SOFA and security pact pass Iraqi parliament — US forces will leave by 2011 and the only sense in which it isn’t a fixed timetable is that they might leave sooner. Days ago I read something relevant that I strongly disagreed with on the Abu Muqawama counterinsurgency blog:
Regardless, at no point were either Sen. McCain or Sen. Obama key players in future U.S. policy in Iraq. In fact, either of them was going to inherit a course — negotiated by the Iraqis and U.S. policy-makers in Baghdad — that might or might not have looked anything like what they wanted to do. It was Sen. Obama’s good luck that his vision of a future U.S. presence in Iraq looked a lot like the vision of the Iraqis.
It’s not luck that liberals’ vision of a future U.S. presence in Iraq was closer to Iraqis’ vision than was the vision of America’s neo-imperalist camp. Rather, liberals’ take on the matter has always been informed by both awareness of actual Iraqi public opinion (which has been hostile to the American presence since at least 2004) and to the folly of empire more broadly. It’s not a coincidence that when you look at the annals of counterinsurgency “success” stories — Kenya, Malaya, etc. — the success looks pretty equivocal and the occupying power winds up leaving in the end.

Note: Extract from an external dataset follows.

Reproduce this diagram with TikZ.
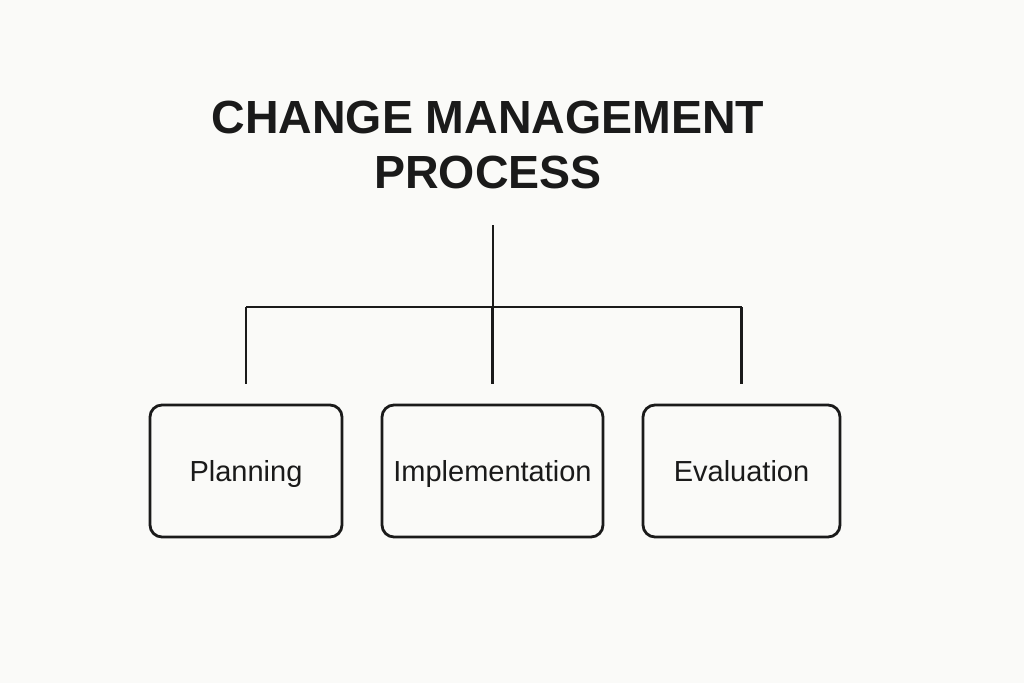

Had out policy not been dominated by foolish dreams of a US-dominated Iraq, we could have extricated ourselves with honor and dignity over the course of 2005 — declaring victory at the formation of the post-Saddam Iraqi government. Instead, we pursued a bloody and costly alternative course for years before, eventually, even the war’s keenest proponents came to recognize the realities of of the situation.
A few weeks back, Glenn Beck suggested that we should put General David Petraeus in charge of oversight for the $700 billion TARP program:
Spencer Ackerman has some related thoughts about counterinsurgency and fiscal stimulus:
Clearly, we’re not facing an insurgent threat in the U.S. that requires COIN tools for remediation and so what I’m saying here is pretty silly and astrategic. But it’s always been weird to hear military officers moot suggestions for dealing with “root causes” of insurgencies by massive government jobs programs, increasing the capacity of the state and so forth, since if you ever suggested in the U.S. that people should deal with crime by, say, getting the goverment to give poor people jobs you’d be considered some sort of squish.
I don’t think it’s all that silly. Both a counterinsurgency and a systemic bank crisis are situation in which standard monetary policy interventions aren’t going to be sufficient to generate job growth. I’m sure Petraeus would have been happy to just have the Iraqi central bank cut interest rates and forget all about the jobs program if there were any chance of that actually working. But it wouldn’t work so we got a big jobs program. And of course there is some precedent — like with the Marshall Plan — of progressive leaders using popular military men to help build support for controversial-but-necessary emergency spending endeavors.